Volunteers help in all aspects of our operation. But to get into rail service takes dedication and a willingness to learn. Here a group of volunteers is learning all about switches.


On top of taking care of the locomotives, rolling stock, track, buildings, and paper, we have a railroad to run! This is where the volunteers do the heavy lifting. Our volunteers serve as engineers, firemen, brakeman, conductors, narrators, concessionaires, tour guides, and help in the gift shop. Volunteers also help in the shop, work on locomotives and rolling stock, on track, with buildings, and that mountain of paper. There's plenty of work for everybody.

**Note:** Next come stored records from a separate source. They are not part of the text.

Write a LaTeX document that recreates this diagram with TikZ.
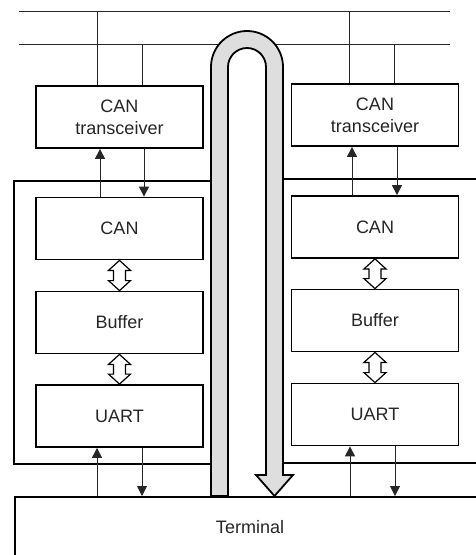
\documentclass[tikz,border=0pt]{standalone}
\usepackage{fontspec}
\setmainfont{Liberation Sans}
\usetikzlibrary{arrows.meta,calc}
\begin{document}
\begin{tikzpicture}[x=1pt,y=-1pt,
  box/.style={draw=black,line width=1.8pt,fill=white,minimum width=167pt,minimum height=62pt,inner sep=0pt,align=center,font=\fontsize{18}{22}\selectfont,text=black!85},
  frame/.style={draw=black,line width=1.8pt},
  conn/.style={draw=black!85,line width=1pt},
  arr/.style={conn,-{Triangle[length=10pt,width=10pt]}},
  hol/.style={draw=black,line width=1.2pt,fill=white,line join=miter},
  tube/.style={draw=black,line width=1.8pt,fill=black!13,line join=miter}]
\useasboundingbox (0,0) rectangle (475,555);
% bus lines
\coordinate (busTl) at (19,11);
\coordinate (busTr) at (450,11);
\coordinate (busBl) at (19,44);
\coordinate (busBr) at (450,44);
\draw[conn] (busTl) -- (busTr);
\draw[conn] (busBl) -- (busBr);
% module frames
\draw[frame] (211,181) -- (14,181) -- (14,464) -- (211,464);
\draw[frame] (480,179) -- (283,179) -- (283,463) -- (480,463);
% terminal
\node[draw=black,line width=1.8pt,fill=white,minimum width=470pt,minimum height=70pt,anchor=north west,inner sep=0pt] (term) at (14,496) {};
\node[font=\fontsize{18}{22}\selectfont,text=black!85] (termtext) at (250,527) {Terminal};
% boxes
\node[box] (ltx) at (119.5,117) {CAN\\transceiver};
\node[box] (rtx) at (375,115) {CAN\\transceiver};
\node[box] (lcan) at (119.5,228.5) {CAN};
\node[box] (lbuf) at (119.5,322.5) {Buffer};
\node[box] (luart) at (119.5,416) {UART};
\node[box] (rcan) at (375,227) {CAN};
\node[box] (rbuf) at (375,320.5) {Buffer};
\node[box] (ruart) at (375,414.5) {UART};
% bus drops
\draw[conn] (97,11) -- (97,0 |- ltx.north);
\draw[conn] (142,44) -- (142,0 |- ltx.north);
\draw[conn] (349,11) -- (349,0 |- rtx.north);
\draw[conn] (394,44) -- (394,0 |- rtx.north);
% transceiver <-> CAN
\draw[arr] (100,0 |- lcan.north) -- (100,0 |- ltx.south);
\draw[arr] (144,0 |- ltx.south) -- (144,0 |- lcan.north);
\draw[arr] (352,0 |- rcan.north) -- (352,0 |- rtx.south);
\draw[arr] (397,0 |- rtx.south) -- (397,0 |- rcan.north);
% UART <-> terminal
\draw[arr] (97,0 |- term.north) -- (97,0 |- luart.south);
\draw[arr] (142,0 |- luart.south) -- (142,0 |- term.north);
\draw[arr] (350,0 |- term.north) -- (350,0 |- ruart.south);
\draw[arr] (395,0 |- ruart.south) -- (395,0 |- term.north);
% hollow double arrows
\foreach \a/\b in {lcan/lbuf,lbuf/luart,rcan/rbuf,rbuf/ruart}{
  \draw[hol] (\a.south) -- ++(-11,10) -- ++(5,0) -- ($(\b.north)+(-6,-10)$) -- ++(-5,0) -- (\b.north) -- ++(11,-10) -- ++(-5,0) -- ($(\a.south)+(6,10)$) -- ++(5,0) -- cycle;
}
% U-shaped tube
\draw[tube] (211,496) -- (211,67) arc[start angle=180,end angle=360,radius=36] -- (283,475) -- (293,475) -- (274.5,496) -- (256,475) -- (266,475) -- (266,67) arc[start angle=0,end angle=-180,radius=19] -- (228,496) -- cycle;
\end{tikzpicture}
\end{document}
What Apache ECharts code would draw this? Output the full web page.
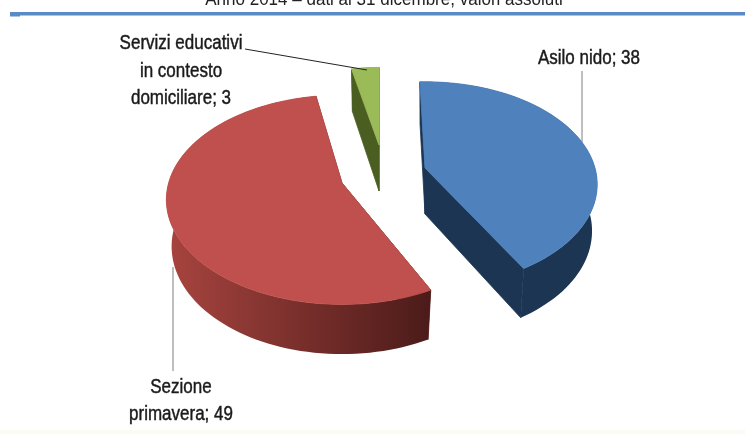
<!DOCTYPE html>
<html><head><meta charset="utf-8">
<style>html,body{margin:0;padding:0;background:#fff}#c{width:745px;height:434px;filter:blur(0.45px)}</style>
<script src="https://cdn.jsdelivr.net/npm/echarts@6/dist/echarts.min.js"></script>
</head><body><div id="c"></div>
<script>
const subtitle = 'Anno 2014 – dati al 31 dicembre, valori assoluti';
const categories = ['Asilo nido', 'Sezione\nprimavera', 'Servizi educativi\nin contesto\ndomiciliare'];
const values = [38, 49, 3];

const topColors = ['#4f81bd', '#bf504d', '#9bbb59'];
const cutColors = ['#1c3553', '#5a2220', '#4a5e22'];
const wallStops = [['#1c3553', '#1c3553'], ['#a8443f', '#4b1b19'], ['#4a5e22', '#4a5e22']];
const centers = [[425, 168], [342, 183], [379, 145]];
const twists = [-2, 2, 0];
const radialScale = [1, 1.02, 0.9];
const labelPos = [[589, 58], [181, 401], [181, 71]];
const leaders = [[[582, 71], [582, 142]], [[173, 267], [173, 371]], [[245, 49], [367, 70]]];
const RX = 170, RY = 100, K = 0.16, THICK = 46, BASE_X = 0.97;
const FONT = '"Liberation Sans",sans-serif';

const total = values.reduce((a, b) => a + b, 0);

function pt(i, deg, drop) {
  const t = deg * Math.PI / 180, u = Math.sin(t), v = -Math.cos(t), w = 1 - K * v;
  const s = radialScale[i], c = centers[i];
  const h = drop ? THICK * (1 + 0.08 * v) : 0;
  const sx = drop ? BASE_X : 1;
  return [c[0] + sx * s * RX * u / w, c[1] + s * RY * v / w + h];
}
function apex(i, drop) { return [centers[i][0], centers[i][1] + (drop ? THICK : 0)]; }
function arc(i, a, b, drop) {
  const out = [], n = Math.max(2, Math.ceil(Math.abs(b - a) / 2));
  for (let j = 0; j <= n; j++) out.push(pt(i, a + (b - a) * j / n, drop));
  return out;
}
function poly(points, fill, z, stroke) {
  return { type: 'polygon', z2: z, silent: true, shape: { points },
    style: { fill, stroke: stroke || null, lineWidth: stroke ? 0.8 : 0 } };
}
function renderSlice(params, api) {
  const i = params.dataIndex;
  const value = api.value(0);
  let before = 0;
  for (let j = 0; j < i; j++) before += values[j];
  const a = before / total * 360 + twists[i];
  const b = a + value / total * 360;
  const top = [apex(i, false)].concat(arc(i, a, b, false));
  const wall = arc(i, a, b, false).concat(arc(i, a, b, true).reverse());
  const cut1 = [apex(i, false), pt(i, a, false), pt(i, a, true), apex(i, true)];
  const cut2 = [apex(i, false), pt(i, b, false), pt(i, b, true), apex(i, true)];
  const wallFill = { type: 'linear', x: 0, y: 0, x2: 1, y2: 0, colorStops: [
    { offset: 0, color: wallStops[i][0] }, { offset: 1, color: wallStops[i][1] } ] };
  const L = leaders[i];
  return { type: 'group', children: [
    poly(cut1, cutColors[i], 1, cutColors[i]),
    poly(cut2, cutColors[i], 1, cutColors[i]),
    poly(wall, wallFill, 2),
    poly(top, topColors[i], 3, topColors[i]),
    { type: 'polyline', z2: 4, silent: true,
      shape: { points: L },
      style: { stroke: i === 2 ? '#222222' : '#7f7f7f', lineWidth: 1, fill: null } },
    { type: 'text', z2: 5, silent: true, x: labelPos[i][0], y: labelPos[i][1], scaleX: 0.85,
      style: { text: categories[i] + '; ' + value, align: 'center', verticalAlign: 'middle',
        font: '20px ' + FONT, lineHeight: 27.5, fill: '#1a1a1a',
        stroke: '#1a1a1a', lineWidth: 0.45 } }
  ] };
}

const chart = echarts.init(document.getElementById('c'), null, { renderer: 'canvas' });
chart.setOption({
  animation: false,
  backgroundColor: '#ffffff',
  graphic: [
    { type: 'rect', silent: true, shape: { x: 0, y: 430, width: 745, height: 4 }, style: { fill: '#fbfbf6' } },
    { type: 'rect', silent: true, shape: { x: 10, y: 12, width: 735, height: 3.5 }, style: { fill: '#5b8bc6' } },
    { type: 'rect', silent: true, shape: { x: 10, y: 14, width: 10, height: 2.5 }, style: { fill: '#5b8bc6' } },
    { type: 'text', silent: true, x: 384, y: 0, scaleX: 0.92,
      style: { text: subtitle, align: 'center', verticalAlign: 'middle', font: '18.5px ' + FONT, fill: '#222222' } }
  ],
  series: [{
    type: 'custom',
    coordinateSystem: 'none',
    clip: false,
    renderItem: renderSlice,
    data: values.map(v => [v]),
    encode: { value: 0 }
  }]
});
</script></body></html>
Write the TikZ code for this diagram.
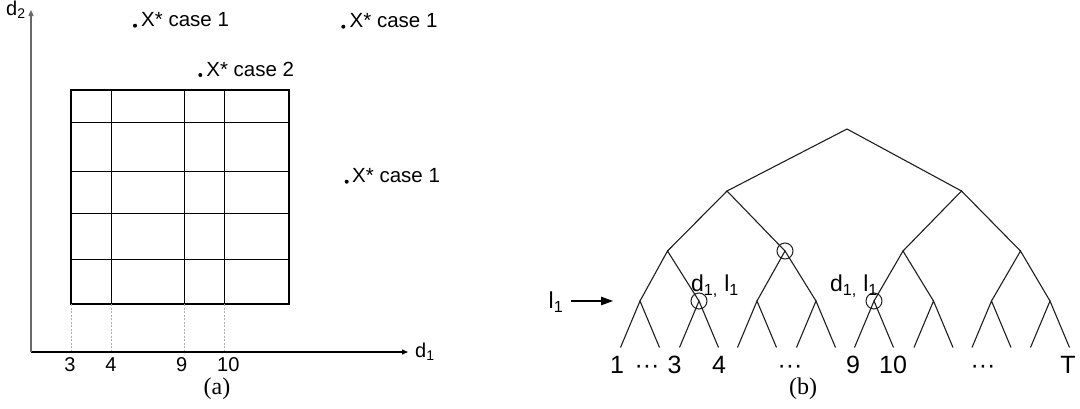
\documentclass[tikz,border=0pt]{standalone}
\usepackage{fontspec}
\setmainfont{Liberation Sans}
\newfontfamily\capfont{Liberation Serif}
\usepackage{xcolor}
\usepackage{tikz}
\usetikzlibrary{arrows.meta,positioning}
\definecolor{axisgray}{RGB}{105,105,105}
\definecolor{guidegray}{RGB}{175,175,175}
\definecolor{treeink}{RGB}{30,30,30}
\newcommand{\fsz}[1]{\fontsize{#1}{#1}\selectfont}

\begin{document}
\begin{tikzpicture}[x=1pt, y=-1pt]
    \tikzstyle{axisline} = [line width=1.3pt, -{Triangle[length=6pt,width=5pt]}]
    \tikzstyle{gridline} = [line width=1pt]
    \tikzstyle{gridbox} = [line width=2.3pt]
    \tikzstyle{guide} = [guidegray, line width=0.6pt, dash pattern=on 2pt off 1.5pt]
    \tikzstyle{ticklab} = [anchor=base, inner sep=0pt, font=\fsz{20}]
    \tikzstyle{pointlab} = [anchor=base west, inner sep=0pt, font=\fsz{20.5}]
    \tikzstyle{ptdot} = [circle, fill=black, inner sep=0pt, minimum size=4pt]
    \tikzstyle{treeedge} = [treeink, line width=1.1pt]
    \tikzstyle{hitcircle} = [circle, draw=treeink, line width=1pt, inner sep=0pt, minimum size=16pt]
    \tikzstyle{branchlab} = [anchor=base, inner sep=0pt, font=\fsz{23}]
    \tikzstyle{leaflab} = [anchor=base, inner sep=0pt, font=\fsz{25}]
    \tikzstyle{caplab} = [anchor=base, inner sep=0pt, font=\capfont\fsz{24}]
    \tikzstyle{levarrow} = [line width=1.1pt, -{Triangle[length=12pt,width=8.5pt]}, shorten <=8pt]

    \useasboundingbox (0,0) rectangle (1080,408);

    % (a) design space
    \coordinate (o) at (31,352);
    \coordinate (xend) at (408,352);
    \coordinate (yend) at (31,10);
    \draw[axisline] (o) -- (xend);
    \draw[axisline, axisgray] (o) -- (yend);
    \node[ticklab, anchor=base west] (d1) at (415,357) {d\textsubscript{1}};
    \node[ticklab, anchor=base west] (d2) at (6,15) {d\textsubscript{2}};

    \foreach \gx in {111.3,184.3,224.3}
        \draw[gridline] (\gx,90) -- (\gx,304);
    \foreach \gy in {122.3,171.7,213.3,259.3}
        \draw[gridline] (71,\gy) -- (289,\gy);
    \draw[gridbox] (71,90) rectangle (289,304);

    \foreach \gx/\tx/\lab in {71/70/3, 111.3/111/4, 184.3/181.7/9, 224.3/228.3/10} {
        \draw[guide] (\gx,304) -- (\gx,351);
        \node[ticklab] (t\lab) at (\tx,371) {\lab};
    }

    \node[ptdot] (x1) at (135,25.7) {};
    \node[pointlab] (x1lab) at (141,26.7) {X* case 1};
    \node[ptdot] (x2) at (343.3,26.7) {};
    \node[pointlab] (x2lab) at (349.5,27.5) {X* case 1};
    \node[ptdot] (x3) at (200.3,75) {};
    \node[pointlab] (x3lab) at (206.2,76) {X* case 2};
    \node[ptdot] (x4) at (346.7,181.7) {};
    \node[pointlab] (x4lab) at (352,182.5) {X* case 1};

    \node[caplab] (capa) at (217,394) {(a)};

    % (b) binary tree
    \coordinate (r) at (847,129);
    \coordinate (a) at (727,191);
    \coordinate (b) at (961.5,191);
    \coordinate (aa) at (667.5,251);
    \coordinate (ab) at (785,251);
    \coordinate (ba) at (903,251);
    \coordinate (bb) at (1020.5,251);
    \foreach \i/\cx in {1/640, 2/699, 3/757, 4/816, 5/874, 6/933.5, 7/991.5, 8/1050} {
        \coordinate (c\i) at (\cx,301);
        \coordinate (c\i l) at (\cx-19.5,347.5);
        \coordinate (c\i r) at (\cx+19.5,347.5);
        \draw[treeedge] (c\i l) -- (c\i) -- (c\i r);
    }
    \draw[treeedge] (a) -- (r) -- (b);
    \draw[treeedge] (aa) -- (a) -- (ab);
    \draw[treeedge] (ba) -- (b) -- (bb);
    \draw[treeedge] (c1) -- (aa) -- (c2);
    \draw[treeedge] (c3) -- (ab) -- (c4);
    \draw[treeedge] (c5) -- (ba) -- (c6);
    \draw[treeedge] (c7) -- (bb) -- (c8);

    \node[hitcircle] (h1) at (ab) {};
    \node[hitcircle] (h2) at (c2) {};
    \node[hitcircle] (h3) at (c5) {};
    \node[branchlab] (dl1) at (715,291.5) {d\textsubscript{1,} l\textsubscript{1}};
    \node[branchlab] (dl2) at (854,291.5) {d\textsubscript{1,} l\textsubscript{1}};

    \node[branchlab] (lev) at (556,308.5) {l\textsubscript{1}};
    \coordinate (levtip) at (613,301);
    \draw[levarrow] (lev.east |- levtip) -- (levtip);

    \node[leaflab] (n1) at (617,373) {1};
    \node[leaflab] (e1) at (647,373) {\textperiodcentered\textperiodcentered\textperiodcentered};
    \node[leaflab] (n3) at (674.5,373) {3};
    \node[leaflab] (n4) at (719,373) {4};
    \node[leaflab] (e2) at (790,373) {\textperiodcentered\textperiodcentered\textperiodcentered};
    \node[leaflab] (n9) at (853,373) {9};
    \node[leaflab] (n10) at (893,373) {10};
    \node[leaflab] (e3) at (983,373) {\textperiodcentered\textperiodcentered\textperiodcentered};
    \node[leaflab] (nT) at (1068,373) {T};

    \node[caplab] (capb) at (803,394) {(b)};
\end{tikzpicture}
\end{document}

So how does a person volunteer? Is there a secret handshake or password? Do you need to be a railroader or machinist? No, it's really simple—show up and say, "I want to volunteer." No secret handshake or password. You don't need any special skills, just the desire to help. Let us know what you're interested in and we'll do our best to match you to your desires.

Don't live in Ely? Again, no problem; we have volunteers from around Nevada and our neighboring states. Some people come for a long weekend while others come for the summer. Some only show up once a year while others show up once a week and most are somewhere in between.

To be a volunteer takes dedication and motivation. It doesn't pay anything yet there is a payoff. It is at the end of the day. You'll know that you accomplished something. Your work preserved another little piece of this national treasure. Over time, you'll see that your efforts blend with those of other volunteers and staff and actually accomplishes something; you'll see real progress. So don't be bashful. Step up to the plate—help is needed in all areas.

And then you'll be singing our song.

I've been workin' on the railroad,
All the livelong day.
I've been workin' on the railroad,
Just to pass the time away . . .

And preserving a National Historic Landmark at the same time. It just doesn't get any better than that.